Begin INFORMATION PROVIDED

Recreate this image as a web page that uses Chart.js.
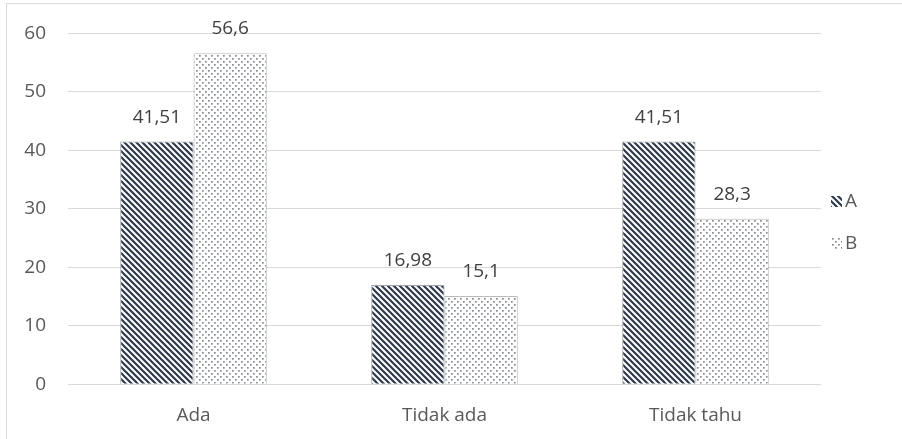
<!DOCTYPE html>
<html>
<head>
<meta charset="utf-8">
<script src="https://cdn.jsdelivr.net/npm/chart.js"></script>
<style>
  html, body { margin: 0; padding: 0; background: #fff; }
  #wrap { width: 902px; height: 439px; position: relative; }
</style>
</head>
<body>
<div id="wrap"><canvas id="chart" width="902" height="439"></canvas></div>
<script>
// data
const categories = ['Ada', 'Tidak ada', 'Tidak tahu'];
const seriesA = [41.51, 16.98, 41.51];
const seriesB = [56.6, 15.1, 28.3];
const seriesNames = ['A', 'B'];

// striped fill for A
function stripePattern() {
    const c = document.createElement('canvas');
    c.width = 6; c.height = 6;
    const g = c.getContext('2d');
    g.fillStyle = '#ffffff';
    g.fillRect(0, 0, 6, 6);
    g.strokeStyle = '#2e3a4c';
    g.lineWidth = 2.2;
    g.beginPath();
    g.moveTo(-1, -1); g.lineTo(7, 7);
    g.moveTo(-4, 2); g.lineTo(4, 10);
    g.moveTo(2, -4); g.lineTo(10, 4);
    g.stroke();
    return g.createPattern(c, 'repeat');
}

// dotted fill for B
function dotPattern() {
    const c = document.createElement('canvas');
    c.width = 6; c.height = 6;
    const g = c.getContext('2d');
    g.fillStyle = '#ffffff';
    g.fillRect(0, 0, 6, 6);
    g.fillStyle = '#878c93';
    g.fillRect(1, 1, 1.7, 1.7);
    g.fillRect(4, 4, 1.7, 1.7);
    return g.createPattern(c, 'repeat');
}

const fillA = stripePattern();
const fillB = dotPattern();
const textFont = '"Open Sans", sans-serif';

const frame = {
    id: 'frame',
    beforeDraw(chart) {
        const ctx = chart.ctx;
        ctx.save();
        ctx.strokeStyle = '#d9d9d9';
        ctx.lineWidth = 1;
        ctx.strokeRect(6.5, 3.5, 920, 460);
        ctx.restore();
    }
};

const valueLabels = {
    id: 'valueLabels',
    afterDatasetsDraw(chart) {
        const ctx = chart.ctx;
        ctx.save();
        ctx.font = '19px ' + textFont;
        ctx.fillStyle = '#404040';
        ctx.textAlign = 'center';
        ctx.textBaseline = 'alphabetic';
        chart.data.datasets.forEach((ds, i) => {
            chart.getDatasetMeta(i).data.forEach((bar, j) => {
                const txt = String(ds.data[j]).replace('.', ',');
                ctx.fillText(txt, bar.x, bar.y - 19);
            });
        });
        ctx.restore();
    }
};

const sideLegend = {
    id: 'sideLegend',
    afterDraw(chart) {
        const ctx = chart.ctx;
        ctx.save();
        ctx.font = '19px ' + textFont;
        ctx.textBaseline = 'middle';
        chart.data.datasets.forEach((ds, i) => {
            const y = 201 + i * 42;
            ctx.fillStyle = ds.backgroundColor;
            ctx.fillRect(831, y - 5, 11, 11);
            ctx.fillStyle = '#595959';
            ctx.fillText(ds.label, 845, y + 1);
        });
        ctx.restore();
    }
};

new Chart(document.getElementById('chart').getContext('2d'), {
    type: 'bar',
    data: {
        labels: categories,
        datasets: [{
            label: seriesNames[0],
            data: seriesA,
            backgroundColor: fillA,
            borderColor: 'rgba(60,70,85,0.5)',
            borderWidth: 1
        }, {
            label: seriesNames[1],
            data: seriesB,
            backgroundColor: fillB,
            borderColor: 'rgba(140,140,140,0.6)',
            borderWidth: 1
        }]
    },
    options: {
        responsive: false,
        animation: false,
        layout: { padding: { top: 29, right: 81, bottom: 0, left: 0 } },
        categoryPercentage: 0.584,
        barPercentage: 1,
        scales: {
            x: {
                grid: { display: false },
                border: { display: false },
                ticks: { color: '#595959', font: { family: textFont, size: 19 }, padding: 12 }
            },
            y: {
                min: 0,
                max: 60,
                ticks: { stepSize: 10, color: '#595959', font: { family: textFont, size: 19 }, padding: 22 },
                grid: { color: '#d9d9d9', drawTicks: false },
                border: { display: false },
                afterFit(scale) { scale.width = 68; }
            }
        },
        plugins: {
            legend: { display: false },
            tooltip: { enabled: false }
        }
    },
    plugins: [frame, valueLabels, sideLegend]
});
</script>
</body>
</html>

End INFORMATION PROVIDED
Begin INFORMATION PROVIDED

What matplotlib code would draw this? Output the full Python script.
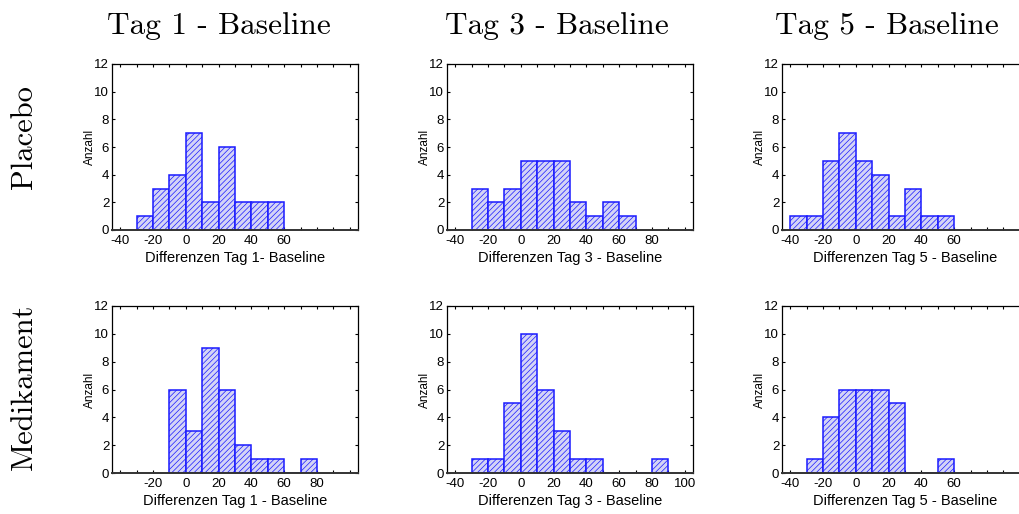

End INFORMATION PROVIDED

THE REQUEST: Do not include pictures. Give again exactly the lines starting at the one with "Recreate this image" and ending at the one with "const seriesNames = ['A', 'B'];", both included.

OUTPUT OF THE TASK:
Recreate this image as a web page that uses Chart.js.
<!DOCTYPE html>
<html>
<head>
<meta charset="utf-8">
<script src="https://cdn.jsdelivr.net/npm/chart.js"></script>
<style>
  html, body { margin: 0; padding: 0; background: #fff; }
  #wrap { width: 902px; height: 439px; position: relative; }
</style>
</head>
<body>
<div id="wrap"><canvas id="chart" width="902" height="439"></canvas></div>
<script>
// data
const categories = ['Ada', 'Tidak ada', 'Tidak tahu'];
const seriesA = [41.51, 16.98, 41.51];
const seriesB = [56.6, 15.1, 28.3];
const seriesNames = ['A', 'B'];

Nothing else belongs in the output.